La zona de interés arranca con una escena eminentemente bucólica en la que aparecen varias familias disfrutando de un día de descanso y baño en un río. Es un interesante punto de partida, porque su director,
Jonathan Glazer, ya establece cuál va a ser su punto de vista: limitarse a darnos pistas para que el espectador comience a construir por sí mismo la historia y a juzgar a los personajes principales, porque de eso se trata, de juzgar, de entender el momento y, por qué no, el mundo en el que vivimos.
Un punto de vista que nos sitúa igualmente del lado de una de esas familias, que vive en una casa de dos plantas, con jardín y piscina, que colinda a su vez con unos muros de cemento y alambrada que se corresponden con el recinto del
campo de concentración de Auschwitz. Mientras, de fondo, como una banda sonora omnipresente, los gritos, los disparos y los ruidos de las cámaras crematorias; en ocasiones, el humo de los hornos y hasta el de la locomotora que llega con nuevos prisioneros.
Es otro de los brillantes ejercicios estilísticos de la película: la confrontación entre dos realidades, la de la cotidianidad de esa familia frente al horror que se esconde al otro lado del muro, la indiferencia como armadura del propio bienestar, frente al criminal ejercicio del
holocausto judío.
Adaptación muy libre de la aplaudida novela de
Martin Amis, La zona de interés es tan incómodo como reiterativa, ya que a la media hora de película ya tenemos claro qué es lo que nos quiere contar, pero, del mismo modo, funciona de manera muy efectiva a través del subtexto de la propia historia, o ¿acaso la visión idílica que tiene de su vida y de su casa la mujer del comandante nazi no puede equipararse a la de otras vidas idílicas en las que se antepone el bienestar y el lujo personal a los medios empleados para conseguirla y mantenerla, sin importar el ejercicio de la moral o de la ética?

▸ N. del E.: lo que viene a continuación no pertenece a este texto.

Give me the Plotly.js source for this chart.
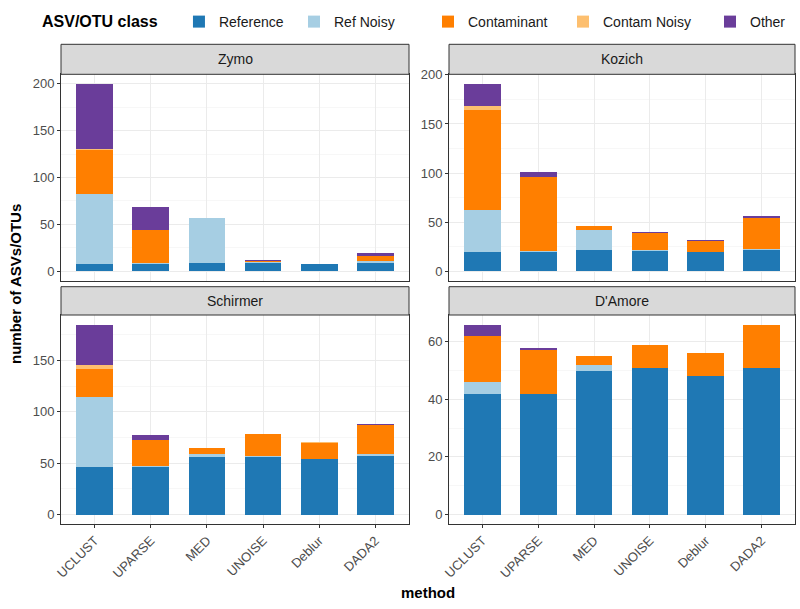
<!DOCTYPE html>
<html>
<head>
<meta charset="utf-8">
<script src="https://cdn.plot.ly/plotly-3.0.1.min.js"></script>
<style>html,body{margin:0;padding:0;background:#fff;}#chart{width:800px;height:609px;}</style>
</head>
<body>
<div id="chart"></div>
<script>
// ---- data ----
const methods = ["UCLUST", "UPARSE", "MED", "UNOISE", "Deblur", "DADA2"];
const classes = ["Reference", "Ref Noisy", "Contaminant", "Contam Noisy", "Other"];
const panels = ["Zymo", "Kozich", "Schirmer", "D'Amore"];

// values per class, in method order
const zymoReference   = [8, 8, 9, 9, 8, 9];
const zymoRefNoisy    = [74, 1, 48, 1, 0, 2];
const zymoContaminant = [47, 35, 0, 1, 0, 5];
const zymoContamNoisy = [1, 0, 0, 0, 0, 0];
const zymoOther       = [70, 25, 0, 1, 0, 4];

const kozichReference   = [20, 20, 22, 21, 20, 22];
const kozichRefNoisy    = [42, 1, 20, 1, 0, 1];
const kozichContaminant = [102, 75, 4, 17, 11, 31];
const kozichContamNoisy = [4, 0, 0, 0, 0, 0];
const kozichOther       = [23, 5, 0, 1, 1, 2];

const schirmerReference   = [46, 46, 56, 56, 54, 57];
const schirmerRefNoisy    = [68, 1, 3, 1, 0, 2];
const schirmerContaminant = [28, 26, 6, 21, 16, 28];
const schirmerContamNoisy = [4, 0, 0, 0, 1, 0];
const schirmerOther       = [39, 4, 0, 0, 0, 1];

const damoreReference   = [42, 42, 50, 51, 48, 51];
const damoreRefNoisy    = [4, 0, 2, 0, 0, 0];
const damoreContaminant = [16, 15, 3, 8, 8, 15];
const damoreContamNoisy = [0, 0, 0, 0, 0, 0];
const damoreOther       = [4, 1, 0, 0, 0, 0];

const yTickStep = [50, 50, 50, 20];

// ---- build ----
const panelData = [
  [zymoReference, zymoRefNoisy, zymoContaminant, zymoContamNoisy, zymoOther],
  [kozichReference, kozichRefNoisy, kozichContaminant, kozichContamNoisy, kozichOther],
  [schirmerReference, schirmerRefNoisy, schirmerContaminant, schirmerContamNoisy, schirmerOther],
  [damoreReference, damoreRefNoisy, damoreContaminant, damoreContamNoisy, damoreOther]
];
const colors = ["#1f78b4", "#a6cee3", "#ff7f00", "#fdbf6f", "#6a3d9a"];

const W = 800, H = 609;
const colPx = [[61, 409], [449, 795]];
const rowPx = [[74.3, 280.7], [315, 524]];
const stripPx = [[44.3, 74.3], [286.7, 315]];
// left edge (px) of each legend group; first one carries the title
const legendPx = [40, 294, 428, 563, 710];
const legendIds = ["legend", "legend2", "legend3", "legend4", "legend5"];

function px2x(p) { return p / W; }
function px2y(p) { return 1 - p / H; }

const traces = [];
const layout = {
  width: W, height: H,
  margin: {l: 0, r: 0, t: 0, b: 0},
  paper_bgcolor: "#fff",
  plot_bgcolor: "#fff",
  barmode: "stack",
  bargap: 0.345,
  font: {family: "Liberation Sans, Arial, sans-serif", color: "#1a1a1a"},
  showlegend: true,
  shapes: [],
  annotations: []
};
legendIds.forEach((id, k) => {
  layout[id] = {
    orientation: "h",
    x: px2x(legendPx[k]), xanchor: "left",
    y: px2y(22), yanchor: "middle",
    font: {size: 14, color: "#1a1a1a"},
    bgcolor: "rgba(0,0,0,0)",
    itemwidth: 30
  };
});
layout.legend.title = {text: "<b>ASV/OTU class</b>   ", side: "left", font: {size: 16, color: "#000"}};

panels.forEach((name, i) => {
  const row = Math.floor(i / 2), col = i % 2;
  const ax = i === 0 ? "" : String(i + 1);
  let maxTotal = 0;
  for (let m = 0; m < methods.length; m++) {
    let s = 0;
    panelData[i].forEach(arr => s += arr[m]);
    if (s > maxTotal) maxTotal = s;
  }
  const pad = maxTotal * 0.05;
  classes.forEach((cls, c) => {
    traces.push({
      type: "bar",
      x: methods,
      y: panelData[i][c],
      name: cls,
      legend: legendIds[c],
      legendgroup: cls,
      showlegend: i === 0,
      marker: {color: colors[c], line: {width: 0}},
      xaxis: "x" + ax,
      yaxis: "y" + ax,
      hoverinfo: "x+y+name"
    });
  });
  const bottom = row === 1;
  layout["xaxis" + ax] = {
    domain: [px2x(colPx[col][0]), px2x(colPx[col][1])],
    anchor: "y" + ax,
    type: "category",
    categoryorder: "array",
    categoryarray: methods,
    range: [-0.6, methods.length - 0.4],
    showgrid: true, gridcolor: "#ebebeb", gridwidth: 1,
    showline: true, mirror: true, linecolor: "#333333", linewidth: 1,
    ticks: bottom ? "outside" : "", ticklen: 3, tickcolor: "#333333",
    showticklabels: bottom,
    tickangle: -45,
    tickfont: {size: 13, color: "#4d4d4d"},
    fixedrange: true
  };
  layout["yaxis" + ax] = {
    domain: [px2y(rowPx[row][1]), px2y(rowPx[row][0])],
    anchor: "x" + ax,
    range: [-pad, maxTotal + pad],
    dtick: yTickStep[i], tick0: 0,
    showgrid: true, gridcolor: "#ebebeb", gridwidth: 1,
    minor: {dtick: yTickStep[i] / 2, showgrid: true, gridcolor: "#f2f2f2", gridwidth: 0.6},
    zeroline: false,
    showline: true, mirror: true, linecolor: "#333333", linewidth: 1,
    ticks: "outside", ticklen: 3, tickcolor: "#333333",
    tickfont: {size: 13, color: "#4d4d4d"},
    fixedrange: true
  };
  layout.shapes.push({
    type: "rect", xref: "paper", yref: "paper",
    x0: px2x(colPx[col][0]), x1: px2x(colPx[col][1]),
    y0: px2y(stripPx[row][1]), y1: px2y(stripPx[row][0]),
    fillcolor: "#d9d9d9", line: {color: "#333333", width: 1}
  });
  layout.annotations.push({
    xref: "paper", yref: "paper",
    x: px2x((colPx[col][0] + colPx[col][1]) / 2),
    y: px2y((stripPx[row][0] + stripPx[row][1]) / 2),
    text: name, showarrow: false,
    xanchor: "center", yanchor: "middle",
    font: {size: 14, color: "#1a1a1a"}
  });
});

layout.annotations.push({
  xref: "paper", yref: "paper",
  x: px2x(15), y: px2y(284),
  text: "<b>number of ASVs/OTUs</b>", textangle: -90, showarrow: false,
  xanchor: "center", yanchor: "middle",
  font: {size: 15, color: "#000"}
});
layout.annotations.push({
  xref: "paper", yref: "paper",
  x: px2x(428), y: px2y(592),
  text: "<b>method</b>", showarrow: false,
  xanchor: "center", yanchor: "middle",
  font: {size: 15, color: "#000"}
});

Plotly.newPlot("chart", traces, layout, {displayModeBar: false, staticPlot: true});
</script>
</body>
</html>
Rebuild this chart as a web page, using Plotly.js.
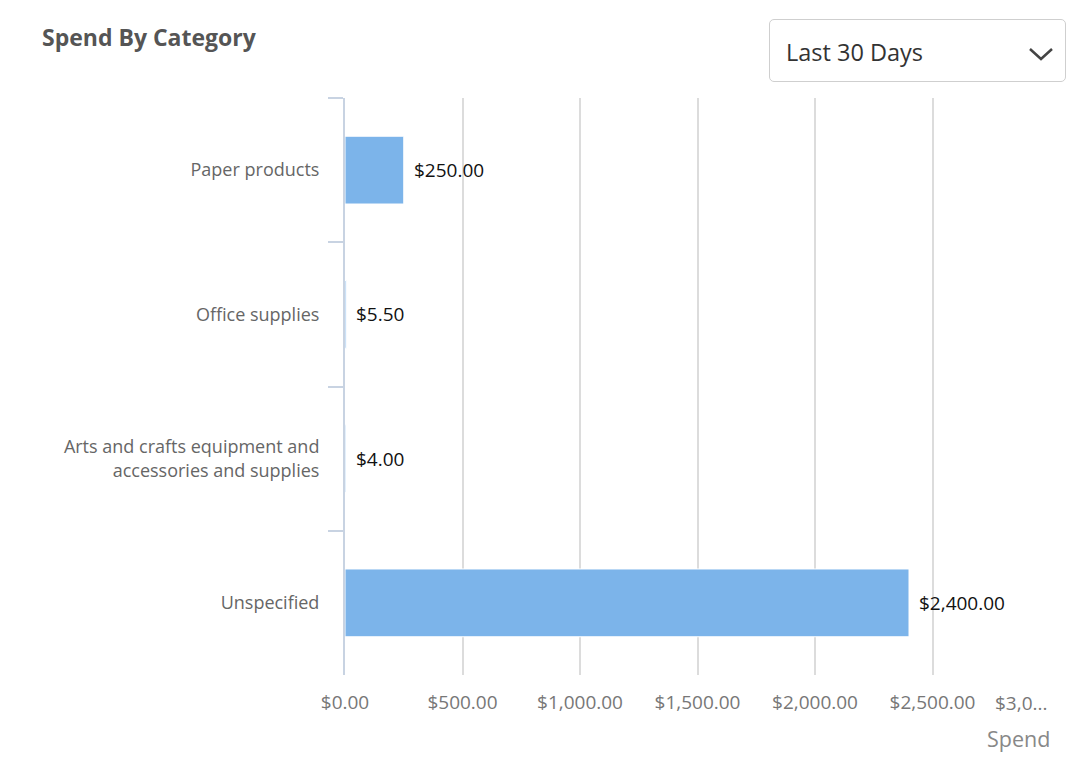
<!DOCTYPE html>
<html>
<head>
<meta charset="utf-8">
<script src="https://cdn.plot.ly/plotly-3.0.1.min.js"></script>
<style>
  html, body { margin: 0; padding: 0; background: #fff; }
  #wrap { position: relative; width: 1079px; height: 783px; }
  #chart { position: absolute; left: 0; top: 0; width: 1079px; height: 783px; }
  #title { position: absolute; left: 42px; top: 21px; font-family: "Open Sans", sans-serif; font-weight: 700; font-size: 23px; color: #555; }
  #dd { position: absolute; left: 769px; top: 19px; width: 297px; height: 63px; border: 1px solid #cfcfcf; border-radius: 5px; box-sizing: border-box; font-family: "Open Sans", sans-serif; font-size: 23.5px; color: #333; }
  #dd span { position: absolute; left: 16px; top: 20px; line-height: 1.1; }
  #dd svg { position: absolute; left: 258px; top: 26px; }
</style>
</head>
<body>
<div id="wrap">
  <div id="chart"></div>
  <div id="title">Spend By Category</div>
  <div id="dd"><span>Last 30 Days</span>
    <svg width="26" height="16" viewBox="0 0 26 16"><polyline points="2,3 13,13 24,3" fill="none" stroke="#444" stroke-width="2.5"/></svg>
  </div>
</div>
<script>
const categories = ["Paper products", "Office supplies", "Arts and crafts equipment and<br>accessories and supplies", "Unspecified"];
const spend = [250.00, 5.50, 4.00, 2400.00];
const spendLabels = ["$250.00", "$5.50", "$4.00", "$2,400.00"];
const tickVals = [0, 500, 1000, 1500, 2000, 2500, 3000];
const tickLabels = ["$0.00", "$500.00", "$1,000.00", "$1,500.00", "$2,000.00", "$2,500.00", ""];
const lastTickLabel = "$3,0...";

const font = "'Open Sans', sans-serif";

const trace = {
  type: "bar",
  orientation: "h",
  y: categories,
  x: spend,
  marker: { color: "#7cb4ea", line: { color: "#ffffff", width: 1 } },
  hoverinfo: "none"
};

const annotations = categories.map((c, i) => ({
  x: spend[i], y: c, xref: "x", yref: "y",
  text: spendLabels[i], showarrow: false,
  xanchor: "left", xshift: 8,
  font: { family: font, size: 19, color: "#111" }
}));
annotations.push({
  x: tickVals[tickVals.length - 1], y: 0, xref: "x", yref: "paper",
  yanchor: "top", xanchor: "right", yshift: -13, xshift: -1,
  text: lastTickLabel, showarrow: false,
  font: { family: font, size: 19, color: "#777" }
});
annotations.push({
  x: 1, y: 0, xref: "paper", yref: "paper", yanchor: "top", xanchor: "right",
  yshift: -47, xshift: 2, text: "Spend", showarrow: false,
  font: { family: font, size: 21.5, color: "#888" }
});

const layout = {
  width: 1079, height: 783,
  margin: { l: 345, r: 29, t: 98, b: 108 },
  paper_bgcolor: "#fff", plot_bgcolor: "#fff",
  bargap: 0.53,
  showlegend: false,
  xaxis: {
    range: [0, 3000], tickvals: tickVals, ticktext: tickLabels,
    showgrid: true, gridcolor: "#dcdcdc", gridwidth: 2,
    zeroline: false, showline: false, ticks: "",
    tickfont: { family: font, size: 19, color: "#777" },
    ticklabelstandoff: 14,
    fixedrange: true
  },
  yaxis: {
    type: "category", autorange: "reversed",
    showline: true, linecolor: "#c8d3e2", linewidth: 2, layer: "above traces",
    ticks: "outside", tickson: "boundaries", ticklen: 15, tickcolor: "#c8d3e2", tickwidth: 2,
    showgrid: false, zeroline: false,
    tickfont: { family: font, size: 18, color: "#666" },
    ticklabelstandoff: 20,
    fixedrange: true
  },
  annotations: annotations
};

Plotly.newPlot("chart", [trace], layout, { displayModeBar: false, staticPlot: true });
</script>
</body>
</html>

Glazer parece consciente de esa deriva argumental a la que se ve sometida su narración e introduce algunos elementos dramáticos apreciables, como las secuencias nocturnas rodadas con cámaras térmicas, la fugaz presencia de la madre de la protagonista, tan insolente en su alusión a los judíos, como determinante en su papel de testigo, o el salto temporal final, pero no llega al extremo de sacudir al público como sí hacia
El hijo de Saúl, a partir de otro brillante ejercicio de estilo para subrayar el horror y la indecencia.